### The exercise
Gather every line that includes the word "this", please.

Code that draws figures
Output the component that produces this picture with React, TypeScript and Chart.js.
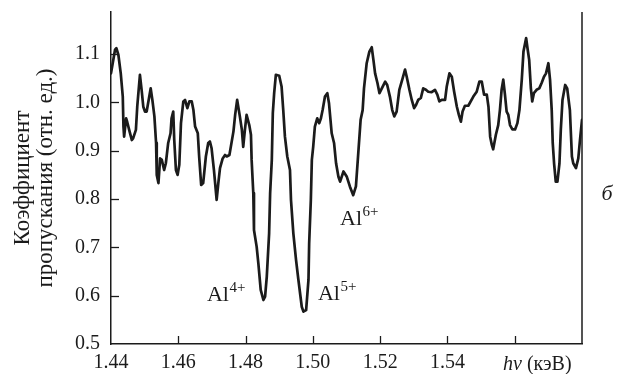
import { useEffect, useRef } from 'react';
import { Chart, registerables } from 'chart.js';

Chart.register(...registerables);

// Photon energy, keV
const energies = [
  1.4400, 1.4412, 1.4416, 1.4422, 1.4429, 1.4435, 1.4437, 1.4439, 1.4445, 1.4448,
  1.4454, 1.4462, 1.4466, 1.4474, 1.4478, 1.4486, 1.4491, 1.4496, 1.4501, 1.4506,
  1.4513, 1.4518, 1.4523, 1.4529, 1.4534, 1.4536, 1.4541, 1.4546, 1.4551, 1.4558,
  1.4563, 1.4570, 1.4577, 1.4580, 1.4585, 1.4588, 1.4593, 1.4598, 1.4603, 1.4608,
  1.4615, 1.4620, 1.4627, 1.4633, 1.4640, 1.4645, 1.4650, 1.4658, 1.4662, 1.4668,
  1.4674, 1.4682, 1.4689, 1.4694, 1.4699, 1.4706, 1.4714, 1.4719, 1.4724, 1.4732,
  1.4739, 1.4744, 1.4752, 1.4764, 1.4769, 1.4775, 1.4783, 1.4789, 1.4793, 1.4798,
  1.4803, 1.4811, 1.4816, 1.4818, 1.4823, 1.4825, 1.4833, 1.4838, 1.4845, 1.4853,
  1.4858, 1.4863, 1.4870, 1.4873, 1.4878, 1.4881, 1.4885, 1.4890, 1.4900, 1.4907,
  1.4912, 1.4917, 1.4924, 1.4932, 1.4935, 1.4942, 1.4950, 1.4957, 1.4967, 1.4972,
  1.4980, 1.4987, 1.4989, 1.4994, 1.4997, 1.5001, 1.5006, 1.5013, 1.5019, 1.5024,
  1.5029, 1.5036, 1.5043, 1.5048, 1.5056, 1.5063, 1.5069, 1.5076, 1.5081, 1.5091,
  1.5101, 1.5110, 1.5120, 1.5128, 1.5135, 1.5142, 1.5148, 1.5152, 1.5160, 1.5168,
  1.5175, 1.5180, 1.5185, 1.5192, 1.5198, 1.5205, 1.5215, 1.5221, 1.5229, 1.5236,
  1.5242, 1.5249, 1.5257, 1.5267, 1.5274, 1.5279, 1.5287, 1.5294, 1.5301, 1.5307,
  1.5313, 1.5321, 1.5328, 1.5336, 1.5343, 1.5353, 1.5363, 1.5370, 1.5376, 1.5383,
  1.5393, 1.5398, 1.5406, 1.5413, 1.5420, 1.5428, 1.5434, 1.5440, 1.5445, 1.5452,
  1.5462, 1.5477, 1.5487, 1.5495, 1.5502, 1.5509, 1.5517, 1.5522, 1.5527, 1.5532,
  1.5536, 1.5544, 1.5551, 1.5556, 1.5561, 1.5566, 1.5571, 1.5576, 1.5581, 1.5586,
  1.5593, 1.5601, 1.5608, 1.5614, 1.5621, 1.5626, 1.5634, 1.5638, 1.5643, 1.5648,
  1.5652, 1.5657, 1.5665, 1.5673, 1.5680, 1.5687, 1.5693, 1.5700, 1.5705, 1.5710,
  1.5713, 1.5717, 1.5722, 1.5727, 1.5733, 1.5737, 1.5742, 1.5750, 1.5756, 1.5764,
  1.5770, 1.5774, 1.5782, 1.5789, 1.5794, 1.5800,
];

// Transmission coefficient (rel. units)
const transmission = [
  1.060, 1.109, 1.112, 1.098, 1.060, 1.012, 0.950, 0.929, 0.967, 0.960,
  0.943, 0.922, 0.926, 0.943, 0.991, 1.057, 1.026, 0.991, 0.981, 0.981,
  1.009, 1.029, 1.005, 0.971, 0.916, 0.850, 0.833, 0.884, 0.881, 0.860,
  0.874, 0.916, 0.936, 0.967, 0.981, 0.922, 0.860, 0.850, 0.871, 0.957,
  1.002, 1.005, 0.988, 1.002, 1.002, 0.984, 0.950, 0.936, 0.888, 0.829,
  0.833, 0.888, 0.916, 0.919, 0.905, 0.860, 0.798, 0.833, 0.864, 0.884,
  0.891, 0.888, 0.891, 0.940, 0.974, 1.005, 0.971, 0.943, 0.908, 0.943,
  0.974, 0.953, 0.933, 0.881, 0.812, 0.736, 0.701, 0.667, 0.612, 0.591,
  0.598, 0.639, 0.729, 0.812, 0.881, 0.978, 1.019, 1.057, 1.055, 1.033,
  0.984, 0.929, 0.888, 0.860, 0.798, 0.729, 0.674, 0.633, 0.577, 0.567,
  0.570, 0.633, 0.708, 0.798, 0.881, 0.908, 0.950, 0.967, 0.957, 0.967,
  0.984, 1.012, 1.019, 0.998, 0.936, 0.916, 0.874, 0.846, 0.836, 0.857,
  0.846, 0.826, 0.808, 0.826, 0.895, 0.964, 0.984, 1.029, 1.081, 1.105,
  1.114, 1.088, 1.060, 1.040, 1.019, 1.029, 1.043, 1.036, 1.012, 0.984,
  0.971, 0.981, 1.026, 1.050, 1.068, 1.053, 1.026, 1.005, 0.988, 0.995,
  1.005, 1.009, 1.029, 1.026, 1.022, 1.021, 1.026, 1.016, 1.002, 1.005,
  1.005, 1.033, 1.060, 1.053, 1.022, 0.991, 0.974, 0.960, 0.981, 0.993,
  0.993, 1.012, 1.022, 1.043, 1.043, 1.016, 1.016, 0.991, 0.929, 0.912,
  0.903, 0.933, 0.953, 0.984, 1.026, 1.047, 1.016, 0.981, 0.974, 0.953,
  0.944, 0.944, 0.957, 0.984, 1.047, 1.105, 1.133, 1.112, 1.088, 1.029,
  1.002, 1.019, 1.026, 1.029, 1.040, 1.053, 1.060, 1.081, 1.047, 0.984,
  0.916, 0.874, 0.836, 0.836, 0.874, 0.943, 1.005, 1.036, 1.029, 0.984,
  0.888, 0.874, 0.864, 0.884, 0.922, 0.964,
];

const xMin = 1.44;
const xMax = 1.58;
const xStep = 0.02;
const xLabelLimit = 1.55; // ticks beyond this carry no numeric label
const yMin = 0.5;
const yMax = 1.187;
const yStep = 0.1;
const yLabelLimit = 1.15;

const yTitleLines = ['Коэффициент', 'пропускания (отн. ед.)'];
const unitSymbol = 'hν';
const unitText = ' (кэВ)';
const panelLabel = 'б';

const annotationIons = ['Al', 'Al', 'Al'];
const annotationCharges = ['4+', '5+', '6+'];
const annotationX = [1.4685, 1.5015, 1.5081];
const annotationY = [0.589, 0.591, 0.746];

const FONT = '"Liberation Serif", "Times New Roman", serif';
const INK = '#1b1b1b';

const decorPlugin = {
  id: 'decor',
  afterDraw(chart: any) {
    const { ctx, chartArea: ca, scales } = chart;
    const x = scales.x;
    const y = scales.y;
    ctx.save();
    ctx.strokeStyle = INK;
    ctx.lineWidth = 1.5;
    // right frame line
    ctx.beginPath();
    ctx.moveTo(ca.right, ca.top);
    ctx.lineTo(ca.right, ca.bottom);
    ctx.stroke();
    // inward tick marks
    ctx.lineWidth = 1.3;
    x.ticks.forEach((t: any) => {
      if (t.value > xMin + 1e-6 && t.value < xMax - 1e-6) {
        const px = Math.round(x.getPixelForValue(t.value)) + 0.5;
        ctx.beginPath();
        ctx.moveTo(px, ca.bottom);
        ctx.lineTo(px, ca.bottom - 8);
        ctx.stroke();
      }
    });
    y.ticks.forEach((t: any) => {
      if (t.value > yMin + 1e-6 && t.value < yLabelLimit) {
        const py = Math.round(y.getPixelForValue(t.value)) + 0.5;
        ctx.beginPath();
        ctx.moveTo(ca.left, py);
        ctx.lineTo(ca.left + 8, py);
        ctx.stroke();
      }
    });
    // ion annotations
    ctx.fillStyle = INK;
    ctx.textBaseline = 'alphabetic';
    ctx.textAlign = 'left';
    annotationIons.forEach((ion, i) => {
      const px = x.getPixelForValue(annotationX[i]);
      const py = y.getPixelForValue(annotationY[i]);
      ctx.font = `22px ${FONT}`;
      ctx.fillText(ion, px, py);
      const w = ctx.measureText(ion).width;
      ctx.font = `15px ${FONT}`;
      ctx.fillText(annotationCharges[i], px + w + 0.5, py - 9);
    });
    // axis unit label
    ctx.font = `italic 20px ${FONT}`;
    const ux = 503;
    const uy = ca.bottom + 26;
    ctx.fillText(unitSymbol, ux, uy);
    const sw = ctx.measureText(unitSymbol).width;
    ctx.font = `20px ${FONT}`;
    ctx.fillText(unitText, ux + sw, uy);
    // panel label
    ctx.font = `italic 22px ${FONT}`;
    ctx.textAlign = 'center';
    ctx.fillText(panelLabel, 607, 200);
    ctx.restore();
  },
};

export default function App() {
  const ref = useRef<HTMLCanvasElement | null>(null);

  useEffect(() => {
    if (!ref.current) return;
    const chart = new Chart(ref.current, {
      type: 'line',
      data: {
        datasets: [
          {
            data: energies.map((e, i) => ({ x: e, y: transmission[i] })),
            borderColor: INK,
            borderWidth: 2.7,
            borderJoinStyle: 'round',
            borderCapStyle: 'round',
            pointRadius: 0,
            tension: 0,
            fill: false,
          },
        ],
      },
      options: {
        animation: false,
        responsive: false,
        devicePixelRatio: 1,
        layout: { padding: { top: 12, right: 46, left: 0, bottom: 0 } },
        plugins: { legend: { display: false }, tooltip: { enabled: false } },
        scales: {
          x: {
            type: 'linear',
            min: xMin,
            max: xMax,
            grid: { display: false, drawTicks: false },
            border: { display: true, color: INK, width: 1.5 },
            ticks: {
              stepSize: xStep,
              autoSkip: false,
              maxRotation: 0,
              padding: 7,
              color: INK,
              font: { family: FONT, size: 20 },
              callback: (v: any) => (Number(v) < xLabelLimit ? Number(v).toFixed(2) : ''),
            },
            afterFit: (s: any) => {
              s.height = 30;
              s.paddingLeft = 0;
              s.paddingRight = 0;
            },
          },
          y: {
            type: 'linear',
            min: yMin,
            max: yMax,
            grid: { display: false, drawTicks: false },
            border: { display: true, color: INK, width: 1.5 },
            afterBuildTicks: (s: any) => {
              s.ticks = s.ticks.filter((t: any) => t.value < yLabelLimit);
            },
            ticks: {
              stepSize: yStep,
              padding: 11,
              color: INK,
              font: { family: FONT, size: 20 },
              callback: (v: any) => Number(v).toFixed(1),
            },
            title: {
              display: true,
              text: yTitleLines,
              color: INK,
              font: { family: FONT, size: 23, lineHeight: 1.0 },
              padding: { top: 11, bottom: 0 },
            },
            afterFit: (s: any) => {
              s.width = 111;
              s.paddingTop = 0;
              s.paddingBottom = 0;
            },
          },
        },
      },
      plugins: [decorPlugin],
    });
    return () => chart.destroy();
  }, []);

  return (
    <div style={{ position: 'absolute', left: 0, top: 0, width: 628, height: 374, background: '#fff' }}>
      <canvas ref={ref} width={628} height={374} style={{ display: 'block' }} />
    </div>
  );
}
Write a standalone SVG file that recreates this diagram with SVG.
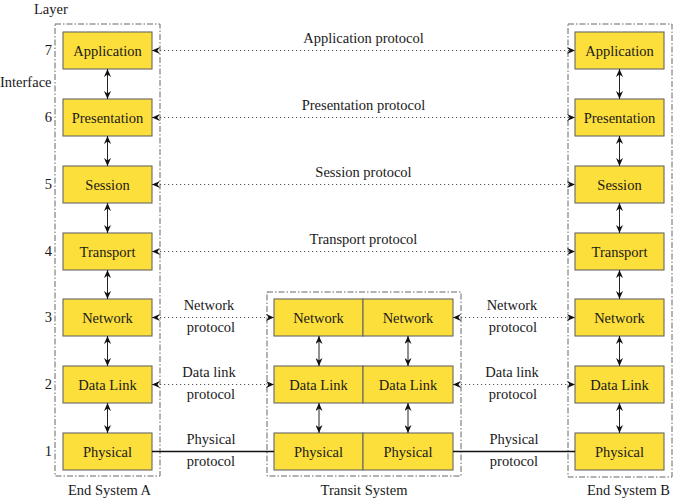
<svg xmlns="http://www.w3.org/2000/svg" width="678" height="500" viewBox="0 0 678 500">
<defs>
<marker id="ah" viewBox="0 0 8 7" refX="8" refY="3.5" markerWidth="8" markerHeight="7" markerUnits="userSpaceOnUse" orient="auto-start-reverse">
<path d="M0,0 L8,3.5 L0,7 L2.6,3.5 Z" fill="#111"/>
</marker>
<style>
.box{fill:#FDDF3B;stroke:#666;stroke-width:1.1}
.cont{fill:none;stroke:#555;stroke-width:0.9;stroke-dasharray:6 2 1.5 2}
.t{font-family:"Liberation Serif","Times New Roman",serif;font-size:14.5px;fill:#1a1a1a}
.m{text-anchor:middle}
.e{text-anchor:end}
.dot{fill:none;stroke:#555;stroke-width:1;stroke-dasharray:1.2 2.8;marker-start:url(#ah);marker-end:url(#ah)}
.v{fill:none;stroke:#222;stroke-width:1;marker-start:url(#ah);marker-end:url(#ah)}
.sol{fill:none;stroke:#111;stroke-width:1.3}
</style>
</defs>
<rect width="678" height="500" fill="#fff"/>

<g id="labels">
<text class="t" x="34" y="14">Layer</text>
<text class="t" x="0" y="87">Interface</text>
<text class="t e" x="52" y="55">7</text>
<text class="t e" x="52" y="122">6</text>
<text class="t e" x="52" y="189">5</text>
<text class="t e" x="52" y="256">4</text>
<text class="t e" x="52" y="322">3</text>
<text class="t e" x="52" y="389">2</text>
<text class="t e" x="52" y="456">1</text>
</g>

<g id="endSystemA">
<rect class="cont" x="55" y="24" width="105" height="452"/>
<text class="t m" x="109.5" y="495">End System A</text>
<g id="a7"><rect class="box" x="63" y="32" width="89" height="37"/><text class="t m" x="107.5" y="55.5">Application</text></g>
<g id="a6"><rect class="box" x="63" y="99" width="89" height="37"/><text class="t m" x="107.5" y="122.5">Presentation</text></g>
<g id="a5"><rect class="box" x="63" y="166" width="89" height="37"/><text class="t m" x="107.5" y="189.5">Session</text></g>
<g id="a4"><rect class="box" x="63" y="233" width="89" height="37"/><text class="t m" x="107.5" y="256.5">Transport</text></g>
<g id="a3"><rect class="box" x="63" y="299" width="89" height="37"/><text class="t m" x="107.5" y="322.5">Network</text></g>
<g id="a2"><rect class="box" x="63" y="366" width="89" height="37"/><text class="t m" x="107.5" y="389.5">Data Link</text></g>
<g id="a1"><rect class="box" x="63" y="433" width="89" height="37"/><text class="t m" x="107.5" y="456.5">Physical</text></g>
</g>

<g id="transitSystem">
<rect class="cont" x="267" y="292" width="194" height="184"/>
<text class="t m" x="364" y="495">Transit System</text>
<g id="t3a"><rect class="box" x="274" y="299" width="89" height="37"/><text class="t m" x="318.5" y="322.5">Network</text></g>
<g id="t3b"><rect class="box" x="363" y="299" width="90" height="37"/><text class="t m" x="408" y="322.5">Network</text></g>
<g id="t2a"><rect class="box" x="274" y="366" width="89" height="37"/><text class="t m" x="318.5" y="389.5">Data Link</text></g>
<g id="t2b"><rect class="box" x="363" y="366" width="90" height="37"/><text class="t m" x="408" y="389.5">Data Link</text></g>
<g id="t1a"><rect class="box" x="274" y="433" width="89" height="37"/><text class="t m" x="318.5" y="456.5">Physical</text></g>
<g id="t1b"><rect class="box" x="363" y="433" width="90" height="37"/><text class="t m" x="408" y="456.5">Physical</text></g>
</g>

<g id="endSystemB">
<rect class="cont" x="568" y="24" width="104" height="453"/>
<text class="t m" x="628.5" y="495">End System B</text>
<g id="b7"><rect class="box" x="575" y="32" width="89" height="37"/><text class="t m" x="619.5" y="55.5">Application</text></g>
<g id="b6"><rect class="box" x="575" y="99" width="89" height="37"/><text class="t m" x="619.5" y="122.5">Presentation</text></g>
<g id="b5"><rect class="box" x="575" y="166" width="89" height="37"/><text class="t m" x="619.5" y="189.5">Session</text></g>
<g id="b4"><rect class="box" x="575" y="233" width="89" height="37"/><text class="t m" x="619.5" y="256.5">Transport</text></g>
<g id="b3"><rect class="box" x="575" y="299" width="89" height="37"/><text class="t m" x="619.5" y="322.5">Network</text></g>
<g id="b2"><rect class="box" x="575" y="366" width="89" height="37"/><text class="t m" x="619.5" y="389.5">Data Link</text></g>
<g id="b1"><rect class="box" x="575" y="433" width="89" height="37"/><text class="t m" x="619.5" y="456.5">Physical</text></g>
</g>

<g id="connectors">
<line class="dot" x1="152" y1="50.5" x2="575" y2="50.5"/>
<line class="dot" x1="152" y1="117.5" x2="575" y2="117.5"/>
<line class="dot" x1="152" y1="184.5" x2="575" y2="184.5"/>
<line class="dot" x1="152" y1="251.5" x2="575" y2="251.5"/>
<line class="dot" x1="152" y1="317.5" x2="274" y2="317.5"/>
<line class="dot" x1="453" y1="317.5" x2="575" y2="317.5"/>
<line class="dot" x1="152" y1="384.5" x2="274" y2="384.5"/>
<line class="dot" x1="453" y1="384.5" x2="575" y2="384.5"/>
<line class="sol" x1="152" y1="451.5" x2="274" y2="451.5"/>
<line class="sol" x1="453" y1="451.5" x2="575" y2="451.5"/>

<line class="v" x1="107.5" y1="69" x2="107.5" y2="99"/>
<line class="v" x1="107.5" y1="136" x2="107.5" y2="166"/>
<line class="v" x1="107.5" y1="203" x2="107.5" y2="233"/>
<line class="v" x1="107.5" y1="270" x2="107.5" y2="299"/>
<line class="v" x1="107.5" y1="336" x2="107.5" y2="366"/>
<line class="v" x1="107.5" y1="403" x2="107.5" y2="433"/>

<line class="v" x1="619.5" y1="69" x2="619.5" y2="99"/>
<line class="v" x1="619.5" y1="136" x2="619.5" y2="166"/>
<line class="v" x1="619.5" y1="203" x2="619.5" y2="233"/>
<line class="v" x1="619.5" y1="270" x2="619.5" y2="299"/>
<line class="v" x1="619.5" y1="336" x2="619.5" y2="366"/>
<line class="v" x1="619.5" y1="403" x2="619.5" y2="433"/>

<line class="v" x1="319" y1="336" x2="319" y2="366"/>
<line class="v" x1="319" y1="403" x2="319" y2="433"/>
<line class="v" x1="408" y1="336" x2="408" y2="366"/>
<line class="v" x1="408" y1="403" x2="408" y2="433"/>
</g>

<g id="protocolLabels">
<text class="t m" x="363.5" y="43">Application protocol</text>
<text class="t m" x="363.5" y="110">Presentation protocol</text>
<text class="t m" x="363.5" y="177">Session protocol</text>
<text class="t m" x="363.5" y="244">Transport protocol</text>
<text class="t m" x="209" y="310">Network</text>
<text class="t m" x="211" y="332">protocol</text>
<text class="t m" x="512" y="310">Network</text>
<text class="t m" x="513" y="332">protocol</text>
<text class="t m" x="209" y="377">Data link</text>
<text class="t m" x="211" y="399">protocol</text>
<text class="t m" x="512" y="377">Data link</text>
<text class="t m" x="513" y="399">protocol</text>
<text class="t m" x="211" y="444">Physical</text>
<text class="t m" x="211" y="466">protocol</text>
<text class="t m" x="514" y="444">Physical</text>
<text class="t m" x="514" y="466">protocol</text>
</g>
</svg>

### Final result
Output the component that produces this picture with React, TypeScript and Chart.js.
const xLabelLimit = 1.55; // ticks beyond this carry no numeric label
Write a standalone SVG file that recreates this diagram with SVG.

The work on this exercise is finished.